I find that hard to believe because I can't imagine teaching EE beyond the first year without running face first into impedance. I mean, any time you touch on RF (which is the really interesting part of analog anyway) you have to somehow talk about the difference between DC and AC, unless you talk about it in an exclusively academic way as if it's some EE relic that you'll never use. It might come down to the fact that everyone is taught Ohm's Law first, which for me seems a terrible way to teach EE because it forces an immutable, instantaneous relationship for your circuit (aka spooky action at a distance) whereas impedance has a meaning grounded in how the electrons interact with matter. I threw away everything I learned in EE/ohm's law when my mentor taught me impedance because the mathematics, units, and physical intuition finally fell into place.

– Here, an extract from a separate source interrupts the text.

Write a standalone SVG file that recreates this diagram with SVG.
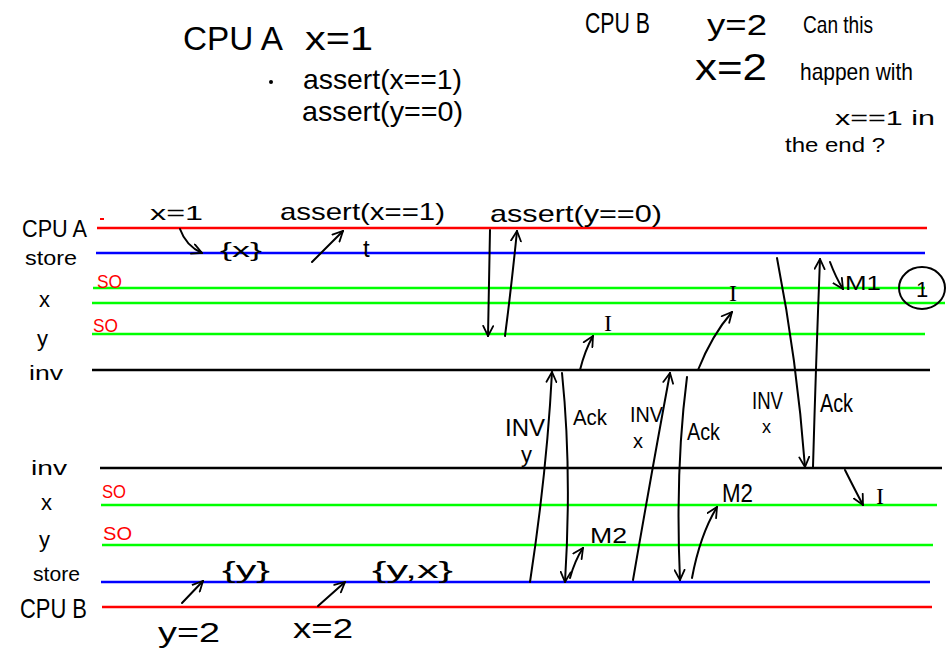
<svg xmlns="http://www.w3.org/2000/svg" width="950" height="648" viewBox="0 0 950 648" font-size="18">
<style>
  text { font-family: "Liberation Sans", "DejaVu Sans", sans-serif; fill: #000; }
  .i { font-family: "Liberation Serif", serif; }
  .so { fill: #ff0000; }
  .lane { stroke-width: 2.5; fill: none; }
  .red { stroke: #ff0000; }
  .blue { stroke: #0000ff; }
  .green { stroke: #00ff00; }
  .black { stroke: #000000; }
  .c { fill: none; stroke: #000; stroke-width: 2; stroke-linecap: round; marker-end: url(#ah); }
</style>
<defs>
  <marker id="ah" viewBox="0 0 12 12" refX="11" refY="6" markerWidth="12" markerHeight="12" orient="auto" markerUnits="userSpaceOnUse">
    <path d="M1,1 L11,6 L1,11" fill="none" stroke="#000" stroke-width="1.8" stroke-linecap="round"/>
  </marker>
</defs>
<rect width="950" height="648" fill="#fff"/>

<g id="header-a">
  <text x="183" y="50" font-size="34" textLength="100" lengthAdjust="spacingAndGlyphs">CPU A</text>
  <text x="305" y="50" font-size="34" textLength="68" lengthAdjust="spacingAndGlyphs">x=1</text>
  <circle cx="271" cy="82" r="2" fill="#000"/>
  <text x="303" y="89" font-size="28" textLength="159" lengthAdjust="spacingAndGlyphs">assert(x==1)</text>
  <text x="302" y="121" font-size="28" textLength="161" lengthAdjust="spacingAndGlyphs">assert(y==0)</text>
</g>
<g id="header-b">
  <text x="585" y="33" font-size="30" textLength="65" lengthAdjust="spacingAndGlyphs">CPU B</text>
  <text x="707" y="35" font-size="30" textLength="60" lengthAdjust="spacingAndGlyphs">y=2</text>
  <text x="695" y="80" font-size="36" textLength="72" lengthAdjust="spacingAndGlyphs">x=2</text>
  <text x="803" y="33" font-size="24" textLength="70" lengthAdjust="spacingAndGlyphs">Can this</text>
  <text x="800" y="80" font-size="24" textLength="113" lengthAdjust="spacingAndGlyphs">happen with</text>
  <text x="835" y="125" font-size="21" textLength="100" lengthAdjust="spacingAndGlyphs">x==1 in</text>
  <text x="785" y="152" font-size="21" textLength="100" lengthAdjust="spacingAndGlyphs">the end ?</text>
</g>

<g id="lane-cpu-a">
  <line class="lane red" x1="97" y1="228" x2="927" y2="228"/>
  <line x1="100" y1="219" x2="104" y2="219" stroke="#ff0000" stroke-width="2"/>
  <text x="22" y="237" font-size="24" textLength="65" lengthAdjust="spacingAndGlyphs">CPU A</text>
</g>
<g id="lane-store-a">
  <line class="lane blue" x1="96" y1="253" x2="925" y2="253"/>
  <text x="25" y="265" font-size="20" textLength="52" lengthAdjust="spacingAndGlyphs">store</text>
</g>
<g id="lane-x-a">
  <line class="lane green" x1="93" y1="288" x2="925" y2="288"/>
  <line class="lane green" x1="92" y1="303" x2="945" y2="303"/>
  <text x="39" y="307" font-size="22">x</text>
  <text class="so" x="97" y="288" font-size="19" textLength="25" lengthAdjust="spacingAndGlyphs">SO</text>
</g>
<g id="lane-y-a">
  <line class="lane green" x1="92" y1="334" x2="925" y2="334"/>
  <text x="37" y="346" font-size="22">y</text>
  <text class="so" x="93" y="332" font-size="19" textLength="25" lengthAdjust="spacingAndGlyphs">SO</text>
</g>
<g id="lane-inv-a">
  <line class="lane black" x1="92" y1="370" x2="930" y2="370"/>
  <text x="29" y="380" font-size="20" textLength="34" lengthAdjust="spacingAndGlyphs">inv</text>
</g>

<g id="lane-inv-b">
  <line class="lane black" x1="100" y1="468" x2="942" y2="468"/>
  <text x="31" y="475" font-size="20" textLength="36" lengthAdjust="spacingAndGlyphs">inv</text>
</g>
<g id="lane-x-b">
  <line class="lane green" x1="101" y1="505" x2="937" y2="505"/>
  <text x="41" y="510" font-size="22">x</text>
  <text class="so" x="102" y="498" font-size="19" textLength="24" lengthAdjust="spacingAndGlyphs">SO</text>
</g>
<g id="lane-y-b">
  <line class="lane green" x1="102" y1="545" x2="933" y2="545"/>
  <text x="39" y="547" font-size="22">y</text>
  <text class="so" x="103" y="540" font-size="19" textLength="29" lengthAdjust="spacingAndGlyphs">SO</text>
</g>
<g id="lane-store-b">
  <line class="lane blue" x1="101" y1="582" x2="930" y2="582"/>
  <text x="33" y="581" font-size="20" textLength="47" lengthAdjust="spacingAndGlyphs">store</text>
</g>
<g id="lane-cpu-b">
  <line class="lane red" x1="102" y1="607" x2="932" y2="607"/>
  <text x="20" y="618" font-size="28" textLength="67" lengthAdjust="spacingAndGlyphs">CPU B</text>
</g>

<g id="annotations">
  <text x="150" y="220" font-size="21" textLength="53" lengthAdjust="spacingAndGlyphs">x=1</text>
  <text x="220" y="257" font-size="20" textLength="42" lengthAdjust="spacingAndGlyphs">{x}</text>
  <text x="280" y="220" font-size="24" textLength="165" lengthAdjust="spacingAndGlyphs">assert(x==1)</text>
  <text x="363" y="257" font-size="24">t</text>
  <text x="490" y="222" font-size="24" textLength="172" lengthAdjust="spacingAndGlyphs">assert(y==0)</text>
  <text class="i" x="604" y="331" font-size="24">I</text>
  <text class="i" x="729" y="301" font-size="24">I</text>
  <text x="845" y="290" font-size="20" textLength="36" lengthAdjust="spacingAndGlyphs">M1</text>
  <ellipse cx="922" cy="288" rx="23" ry="21" fill="none" stroke="#000" stroke-width="2"/>
  <text x="916" y="297" font-size="22">1</text>
  <text x="505" y="436" font-size="24" textLength="40" lengthAdjust="spacingAndGlyphs">INV</text>
  <text x="521" y="462" font-size="22">y</text>
  <text x="573" y="425" font-size="22" textLength="34" lengthAdjust="spacingAndGlyphs">Ack</text>
  <text x="590" y="543" font-size="22" textLength="37" lengthAdjust="spacingAndGlyphs">M2</text>
  <text x="630" y="422" font-size="22" textLength="33" lengthAdjust="spacingAndGlyphs">INV</text>
  <text x="633" y="448" font-size="20">x</text>
  <text x="687" y="440" font-size="24" textLength="33" lengthAdjust="spacingAndGlyphs">Ack</text>
  <text x="722" y="502" font-size="25" textLength="31" lengthAdjust="spacingAndGlyphs">M2</text>
  <text x="752" y="409" font-size="24" textLength="31" lengthAdjust="spacingAndGlyphs">INV</text>
  <text x="762" y="433" font-size="18">x</text>
  <text x="820" y="412" font-size="26" textLength="33" lengthAdjust="spacingAndGlyphs">Ack</text>
  <text class="i" x="876" y="504" font-size="24">I</text>
  <text x="222" y="578" font-size="24" textLength="48" lengthAdjust="spacingAndGlyphs">{y}</text>
  <text x="372" y="578" font-size="24" textLength="81" lengthAdjust="spacingAndGlyphs">{y,x}</text>
  <text x="158" y="642" font-size="28" textLength="62" lengthAdjust="spacingAndGlyphs">y=2</text>
  <text x="293" y="638" font-size="28" textLength="60" lengthAdjust="spacingAndGlyphs">x=2</text>
</g>

<g id="connectors">
  <path class="c" d="M180,229 Q186,246 202,253"/>
  <path class="c" d="M312,262 L343,231"/>
  <path class="c" d="M490,230 L488,336"/>
  <path class="c" d="M505,336 Q511,290 517,231"/>
  <path class="c" d="M580,370 Q585,350 593,336"/>
  <path class="c" d="M698,370 Q712,335 732,312"/>
  <path class="c" d="M777,258 Q797,360 805,467"/>
  <path class="c" d="M813,467 Q816,360 820,259"/>
  <path class="c" d="M830,262 Q836,278 843,289"/>
  <path class="c" d="M530,582 Q547,470 552,372"/>
  <path class="c" d="M562,373 Q572,470 565,582"/>
  <path class="c" d="M570,578 Q575,560 583,548"/>
  <path class="c" d="M633,580 Q652,470 670,373"/>
  <path class="c" d="M687,377 Q675,470 680,580"/>
  <path class="c" d="M692,578 Q700,535 717,507"/>
  <path class="c" d="M845,470 Q855,490 863,505"/>
  <path class="c" d="M182,603 L203,581"/>
  <path class="c" d="M318,606 L345,582"/>
</g>
</svg>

The benefit of an apprenticeship is that you are usually taught in a project setting with tools that have this knowledge largely built in. All you have to know is the theoretical implications of each of your use cases (and there aren't many in say, consumer smartphone design, except for the antenna) and what the jargon is for your software. Altium has "matched lengths," "interactive differential pair routing," "impedance matching," etc. which you can use with specific engineering calculators ( http://www.mantaro.com/resources/impedance_calculator.htm is my favorite) and the software will do the rest. Literally, point, click, and drag.

⬐ zhemao

I should probably clarify. What I meant to say is that they don't really teach high-frequency analog design in school. We covered the theoretical aspects, like impedance matching and reflection, but there's a long way between knowing those things and being able to reason with them when designing a chip.

⬐ akiselev

Well if you understood the fundamentals it's actually not that far to being able to design a board. Designing a chip is a whole other matter but can also be quite easy if you are comfortable with FPGAs and using IP cores. I'd say there's about a 0% chance of you having your own fab so the ASIC firm you hire will usually help you synthesize the high level language design to silicon (for a price).

Once you're comfortable with your routing tool, check out the following links. This is the material I use as a refresher when jumping back into high speed digital design:

http://www.ti.com/lit/an/scaa082/scaa082.pdf <-- Check out page 7, has a great diagram for what happens with reflections

http://www.freescale.com/files/32bit/doc/app_note/AN2536.pdf

http://www.altera.com/literature/hb/stx2/stx2_sii52012.pdf

⬐ zhemao

I should mention that I'm a computer engineering major and not a EE major, so I haven't taken some of the more advanced physics classes like solid state physics or electromagnetics. Are there any resources you would recommend for getting more of the theoretical background on those topics?

⬐ akiselev

I've tried to learn the physics behind EE but my brain has been shot too many times by primary through secondary education. As a CS major you can dive in depth into the PCI/DDR standards and they will teach you alot about the signals. Combine it with a application note on DDR routing and you'll get the big picture.